● DATASET CONTENT
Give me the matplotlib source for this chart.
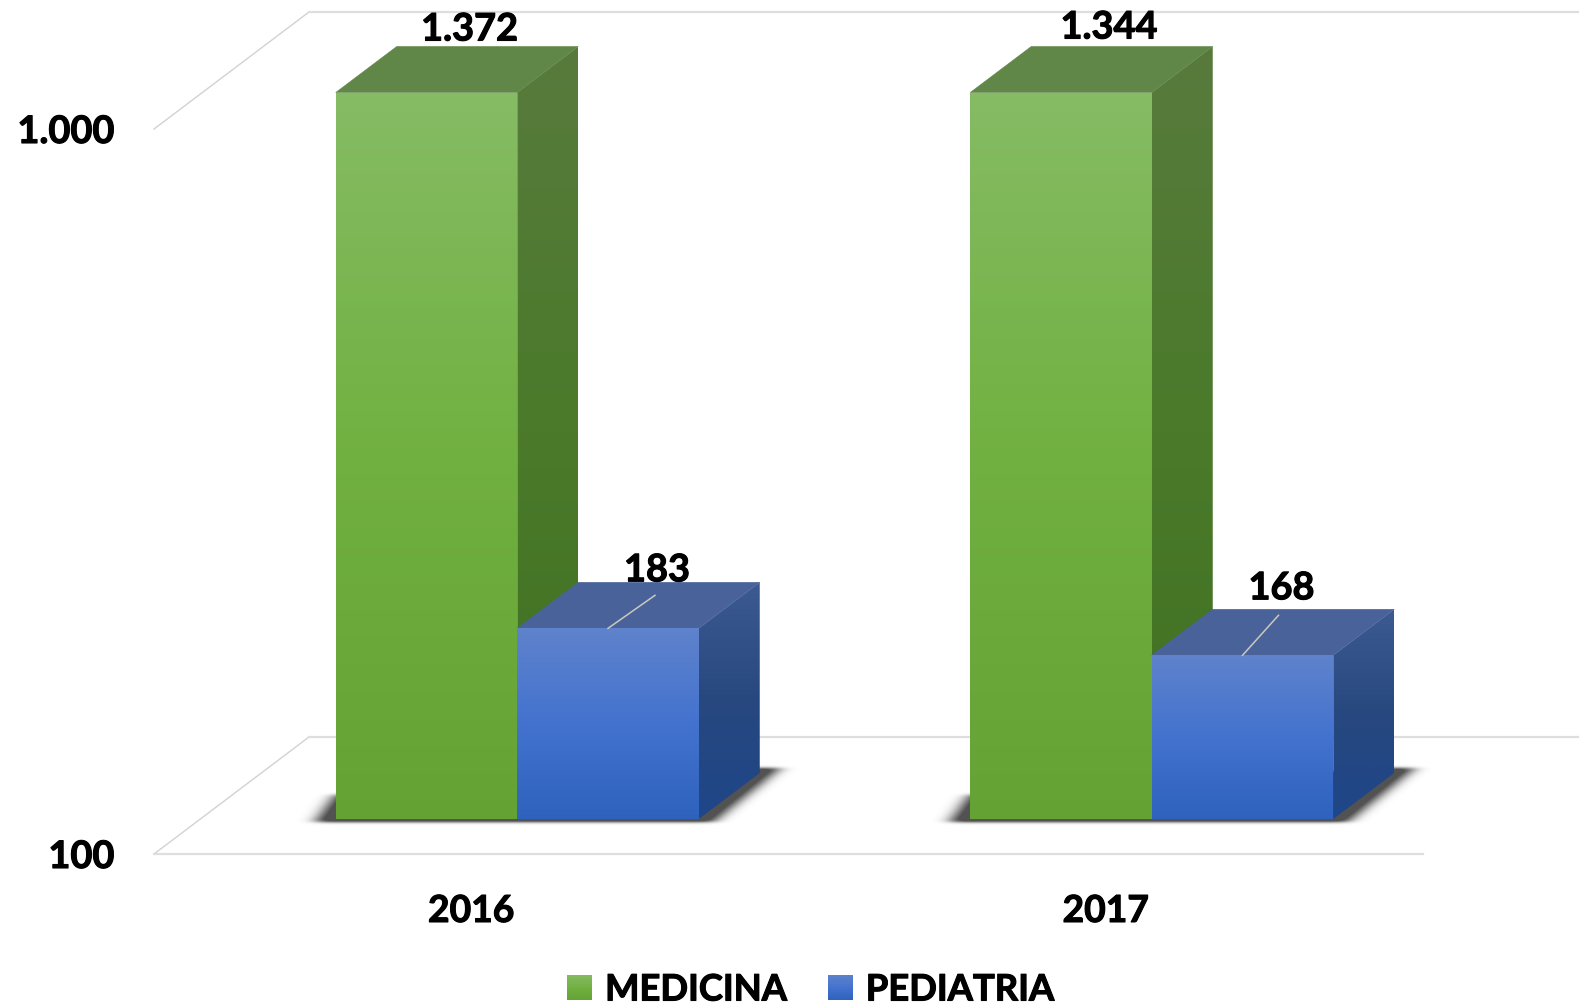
import numpy as np
import matplotlib
matplotlib.use("Agg")
import matplotlib.pyplot as plt
import matplotlib.patheffects as pe
from matplotlib.colors import LinearSegmentedColormap
from matplotlib.image import AxesImage
from matplotlib.legend_handler import HandlerBase
from matplotlib.patches import Patch, Polygon, Rectangle
from matplotlib.path import Path
from matplotlib.transforms import IdentityTransform

# ---- data ----
years = ["2016", "2017"]
series = ["MEDICINA", "PEDIATRIA"]
medicina = [1372, 1344]
pediatria = [183, 168]
medicina_labels = ["1.372", "1.344"]
pediatria_labels = ["183", "168"]
y_ticks = [100, 1000]
y_tick_labels = ["100", "1.000"]

# ---- style ----
W, H = 1588, 1005
DPI = 100
FONT = ["Lato", "DejaVu Sans"]
FS = 27.3
XFS = 26.8
plt.rcParams["font.family"] = FONT
plt.rcParams["font.weight"] = "bold"
thick = [pe.withStroke(linewidth=0.8, foreground="black")]

front_cols = [["#85BB63", "#70B040", "#64A233"], ["#5E82CB", "#4272CE", "#2E62BC"]]
side_cols = [["#587A3D", "#4A7A2A", "#3F6F20"], ["#3D5A92", "#27487F", "#1F4689"]]
top_cols = ["#608747", "#49639A"]
grid_col = "#DEDEDE"
diag_col = "#D2D2D2"
leader_col = "#C9C9BE"

BAR_W = 181.5 / 634.5      # bar width in category units
DEPTH = (61, 46)           # bar depth, display pixels
PLANE = (46, 35)           # bars' plane vs. front of the floor
FLOOR = (155, 117)         # full depth of the floor
ylim = (100, 1000)
xlim = (-0.5, 1.5)

label_off = [[(43, 63), (48, 65)], [(49, 58), (39, 67)]]
leader_off = [None, [(47, 33), (36, 40)]]


def axes_rect(x0, y_top, x1, y_bot):
    return [x0 / W, 1 - y_bot / H, (x1 - x0) / W, (y_bot - y_top) / H]


fig = plt.figure(figsize=(W / DPI, H / DPI), dpi=DPI, facecolor="white")

# front plane of the chart: carries axis, ticks and tick labels
ax0 = fig.add_axes(axes_rect(154, 129, 154 + 1269, 854), zorder=1)
ax0.set_yscale("log")
ax0.set_xlim(*xlim)
ax0.set_ylim(*ylim)
ax0.patch.set_alpha(0)
for s in ax0.spines.values():
    s.set_visible(False)
ax0.set_xticks(range(len(years)), years, fontsize=XFS, fontweight="bold")
ax0.set_yticks(y_ticks, y_tick_labels, fontsize=FS, fontweight="bold")
ax0.minorticks_off()
ax0.tick_params(axis="x", length=0, pad=29.5)
ax0.tick_params(axis="y", length=0, pad=28.5)
for t in ax0.get_xticklabels() + ax0.get_yticklabels():
    t.set_path_effects(thick)

# plane of the bars' front faces
ax = fig.add_axes(axes_rect(154 + PLANE[0], 129 - 36.5, 154 + PLANE[0] + 1269, 854 - PLANE[1]), zorder=2)
ax.set_yscale("log")
ax.set_xlim(*xlim)
ax.set_ylim(*ylim)
ax.axis("off")

identity = IdentityTransform()

# floor and wall lines
for tick in y_ticks:
    xl, yv = ax0.transData.transform((xlim[0], tick))
    xr, _ = ax0.transData.transform((xlim[1], tick))
    ax0.plot([xl, xl + FLOOR[0]], [yv, yv + FLOOR[1]], color=diag_col, lw=1.0,
             transform=identity, clip_on=False, zorder=1)
    ax0.plot([xl + FLOOR[0], xr + FLOOR[0]], [yv + FLOOR[1]] * 2, color=grid_col, lw=1.6,
             transform=identity, clip_on=False, zorder=1)
    if tick == y_ticks[0]:
        ax0.plot([xl, xr], [yv, yv], color=grid_col, lw=1.6, transform=identity,
                 clip_on=False, zorder=1)


def gauss(sigma):
    r = int(3 * sigma) + 1
    k = np.exp(-0.5 * (np.arange(-r, r + 1) / sigma) ** 2)
    return k / k.sum()


def add_image(arr, extent, zorder, clip=None, **kw):
    im = AxesImage(ax, origin="lower", extent=extent, transform=identity, zorder=zorder, **kw)
    im.set_data(arr)
    ax.add_image(im)
    im.set_clip_box(fig.bbox)
    if clip is not None:
        im.set_clip_path(Polygon(clip, closed=True, transform=identity))
    else:
        im.set_clip_path(None)
    return im


def add_shadow(xa, xb, yb):
    """Soft floor shadow: polygon mask in display pixels, blurred mostly sideways."""
    poly = Path([(xa - 20, yb - 3), (xa, yb + 24), (xb + DEPTH[0], yb + DEPTH[1] + 5),
                 (xb + DEPTH[0] + 20, yb + DEPTH[1] + 5), (xb + 14, yb - 3), (xa - 20, yb - 3)])
    x0, x1 = int(xa - 60), int(xb + DEPTH[0] + 70)
    y0, y1 = int(yb - 20), int(yb + DEPTH[1] + 25)
    xs, ys = np.meshgrid(np.arange(x0, x1) + 0.5, np.arange(y0, y1) + 0.5)
    mask = poly.contains_points(np.c_[xs.ravel(), ys.ravel()]).reshape(xs.shape).astype(float)
    kh, kv = gauss(8.0), gauss(1.5)
    mask = np.apply_along_axis(lambda r: np.convolve(r, kh, mode="same"), 1, mask)
    mask = np.apply_along_axis(lambda c: np.convolve(c, kv, mode="same"), 0, mask)
    rgba = np.zeros(mask.shape + (4,))
    rgba[..., :3] = 0.2
    rgba[..., 3] = np.clip(mask * 1.1, 0, 0.85)
    add_image(rgba, (x0, x1, y0, y1), 2, interpolation="nearest")


def gradient_face(pts, cmap, zorder):
    """Vertical gradient (cmap 0 = bottom, 1 = top) clipped to a polygon in display pixels."""
    pts = np.asarray(pts, float)
    x0, y0 = pts.min(axis=0)
    x1, y1 = pts.max(axis=0)
    add_image(np.linspace(0, 1, 256)[:, None], (x0, x1, y0, y1), zorder, clip=pts,
              cmap=cmap, norm=plt.Normalize(0, 1), interpolation="bilinear")


values = [medicina, pediatria]
labels = [medicina_labels, pediatria_labels]
front_maps = [LinearSegmentedColormap.from_list(s + "f", c[::-1]) for s, c in zip(series, front_cols)]
side_maps = [LinearSegmentedColormap.from_list(s + "s", c[::-1]) for s, c in zip(series, side_cols)]

for g in range(len(years)):
    # shadow on the floor
    xa, yb = ax.transData.transform((g - BAR_W, ylim[0]))
    xb, _ = ax.transData.transform((g + BAR_W, ylim[0]))
    add_shadow(xa, xb, yb)

    for s_i in range(len(series)):
        v = values[s_i][g]
        top = min(v, ylim[1])
        left = g - BAR_W + s_i * BAR_W
        right = left + BAR_W
        x0, y0 = ax.transData.transform((left, ylim[0]))
        x1, y1 = ax.transData.transform((right, top))
        base = 3 + s_i * 2

        # side face
        gradient_face([(x1, y0), (x1 + DEPTH[0], y0 + DEPTH[1]), (x1 + DEPTH[0], y1 + DEPTH[1]), (x1, y1)],
                      side_maps[s_i], base)
        # top face
        ax.add_patch(Polygon([(x0, y1), (x1, y1), (x1 + DEPTH[0], y1 + DEPTH[1]), (x0 + DEPTH[0], y1 + DEPTH[1])],
                             closed=True, fc=top_cols[s_i], ec=top_cols[s_i], lw=0.4,
                             transform=identity, clip_on=False, zorder=base))
        # front face
        ax.bar(left, top - ylim[0], width=BAR_W, bottom=ylim[0], align="edge",
               color=front_cols[s_i][1], zorder=base + 0.5)
        edges = np.geomspace(ylim[0], top, 81)
        grad = np.linspace(0, 1, 80)[:, None]
        ax.pcolormesh([left, right], edges, grad, cmap=front_maps[s_i], vmin=0, vmax=1,
                      zorder=base + 0.6, shading="flat")

        # value label
        cx = (left + right) / 2
        ann = ax.annotate(labels[s_i][g], xy=(cx, top), xycoords="data",
                          xytext=label_off[s_i][g], textcoords="offset pixels",
                          ha="center", va="center", fontsize=FS, fontweight="bold",
                          color="black", annotation_clip=False, zorder=10)
        ann.set_path_effects(thick)
        if leader_off[s_i] is not None:
            xc, yc = ax.transData.transform((cx, top))
            dx, dy = leader_off[s_i][g]
            ax.plot([xc, xc + dx], [yc, yc + dy], color=leader_col, lw=1.1, transform=identity,
                    clip_on=False, zorder=10)

ax.set_xlim(*xlim)
ax.set_ylim(*ylim)


class GradientHandler(HandlerBase):
    def create_artists(self, legend, orig, xd, yd, width, height, fontsize, trans):
        cmap = orig.gradient
        n = 24
        arts = []
        for k in range(n):
            r = Rectangle((xd * -1, yd * -1 + height * k / n), width, height / n + 0.3,
                          fc=cmap((k + 0.5) / n), ec="none", transform=trans)
            arts.append(r)
        return arts


handles = []
for s_i, name in enumerate(series):
    p = Patch(color=front_cols[s_i][1], label=name)
    p.gradient = front_maps[s_i]
    handles.append(p)

LFS = 26.2
leg = fig.legend(handles=handles, labels=series, loc="center", bbox_to_anchor=(810.5 / W, 1 - 990 / H),
                 ncol=2, frameon=False, prop={"family": FONT, "weight": "bold", "size": LFS},
                 handler_map={h: GradientHandler() for h in handles},
                 handlelength=0.68, handleheight=0.68, handletextpad=0.36, columnspacing=1.14,
                 borderpad=0, borderaxespad=0)
for t in leg.get_texts():
    t.set_path_effects(thick)

fig.savefig("out.png", dpi=DPI, facecolor="white")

● BRIEF
Everything from the top line of the data down to and including the line with "fig = plt.figure(figsize=(W" is to be copied, except the pictures.

● TASK OUTPUT
Give me the matplotlib source for this chart.
import numpy as np
import matplotlib
matplotlib.use("Agg")
import matplotlib.pyplot as plt
import matplotlib.patheffects as pe
from matplotlib.colors import LinearSegmentedColormap
from matplotlib.image import AxesImage
from matplotlib.legend_handler import HandlerBase
from matplotlib.patches import Patch, Polygon, Rectangle
from matplotlib.path import Path
from matplotlib.transforms import IdentityTransform

# ---- data ----
years = ["2016", "2017"]
series = ["MEDICINA", "PEDIATRIA"]
medicina = [1372, 1344]
pediatria = [183, 168]
medicina_labels = ["1.372", "1.344"]
pediatria_labels = ["183", "168"]
y_ticks = [100, 1000]
y_tick_labels = ["100", "1.000"]

# ---- style ----
W, H = 1588, 1005
DPI = 100
FONT = ["Lato", "DejaVu Sans"]
FS = 27.3
XFS = 26.8
plt.rcParams["font.family"] = FONT
plt.rcParams["font.weight"] = "bold"
thick = [pe.withStroke(linewidth=0.8, foreground="black")]

front_cols = [["#85BB63", "#70B040", "#64A233"], ["#5E82CB", "#4272CE", "#2E62BC"]]
side_cols = [["#587A3D", "#4A7A2A", "#3F6F20"], ["#3D5A92", "#27487F", "#1F4689"]]
top_cols = ["#608747", "#49639A"]
grid_col = "#DEDEDE"
diag_col = "#D2D2D2"
leader_col = "#C9C9BE"

BAR_W = 181.5 / 634.5      # bar width in category units
DEPTH = (61, 46)           # bar depth, display pixels
PLANE = (46, 35)           # bars' plane vs. front of the floor
FLOOR = (155, 117)         # full depth of the floor
ylim = (100, 1000)
xlim = (-0.5, 1.5)

label_off = [[(43, 63), (48, 65)], [(49, 58), (39, 67)]]
leader_off = [None, [(47, 33), (36, 40)]]


def axes_rect(x0, y_top, x1, y_bot):
    return [x0 / W, 1 - y_bot / H, (x1 - x0) / W, (y_bot - y_top) / H]


fig = plt.figure(figsize=(W / DPI, H / DPI), dpi=DPI, facecolor="white")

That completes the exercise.